We plot the first order and total order Sobol Indices for the parameters (a and b).

p1 = bar(["a","b","c","d"],sobol_result.ST[1,:],title="Total Order Indices prey",legend=false)
p2 = bar(["a","b","c","d"],sobol_result.S1[1,:],title="First Order Indices prey",legend=false)
p1_ = bar(["a","b","c","d"],sobol_result.ST[2,:],title="Total Order Indices predator",legend=false)
p2_ = bar(["a","b","c","d"],sobol_result.S1[2,:],title="First Order Indices predator",legend=false)


Parallelized GSA Example

In all of the previous examples, f(p) was calculated serially. However, we can parallelize our computations by using the batch interface. In the batch interface, each column p[:,i] is a set of parameters, and we output a column for each set of parameters.

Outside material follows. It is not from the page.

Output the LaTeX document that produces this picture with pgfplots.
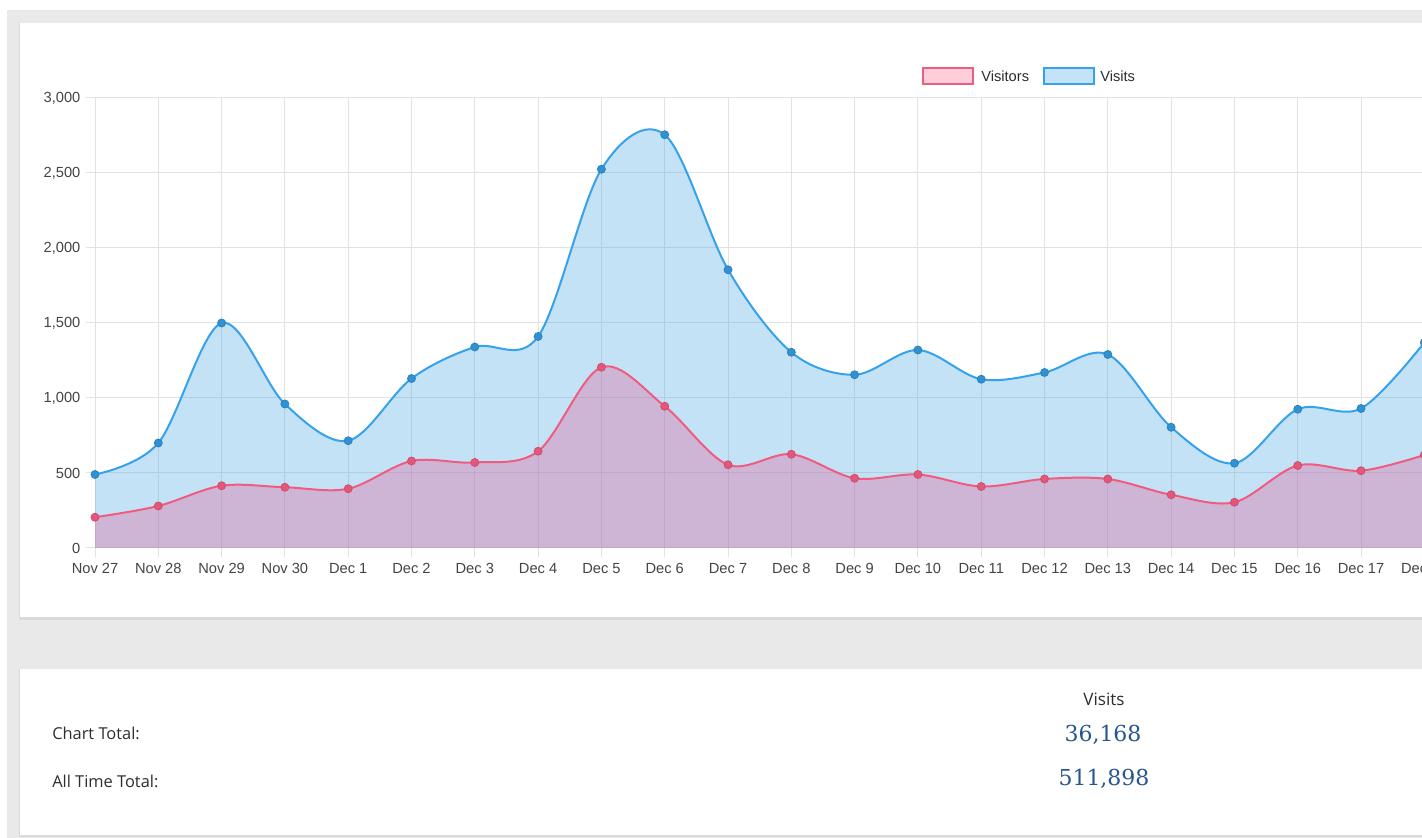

Here we showcase using the Ensemble Interface to use EnsembleGPUArray to perform automatic multithreaded-parallelization of the ODE solves.

f1 = function (p)
  prob_func(prob,i,repeat) = remake(prob;p=p[:,i])
  ensemble_prob = EnsembleProblem(prob,prob_func=prob_func)
  sol = solve(ensemble_prob,Tsit5(),EnsembleThreads();saveat=t,trajectories=size(p,2))
  # Now sol[i] is the solution for the ith set of parameters
  out = zeros(2,size(p,2))
  for i in 1:size(p,2)
    out[1,i] = mean(sol[i][1,:])
    out[2,i] = maximum(sol[i][2,:])

And now to do the parallelized calls we simply add the batch=true keyword argument:

sobol_result = gsa(f1,Sobol(),A,B,batch=true)

This user-side parallelism thus allows you to take control, and thus for example you can use DiffEqGPU.jl for automated GPU-parallelism of the ODE-based global sensitivity analysis!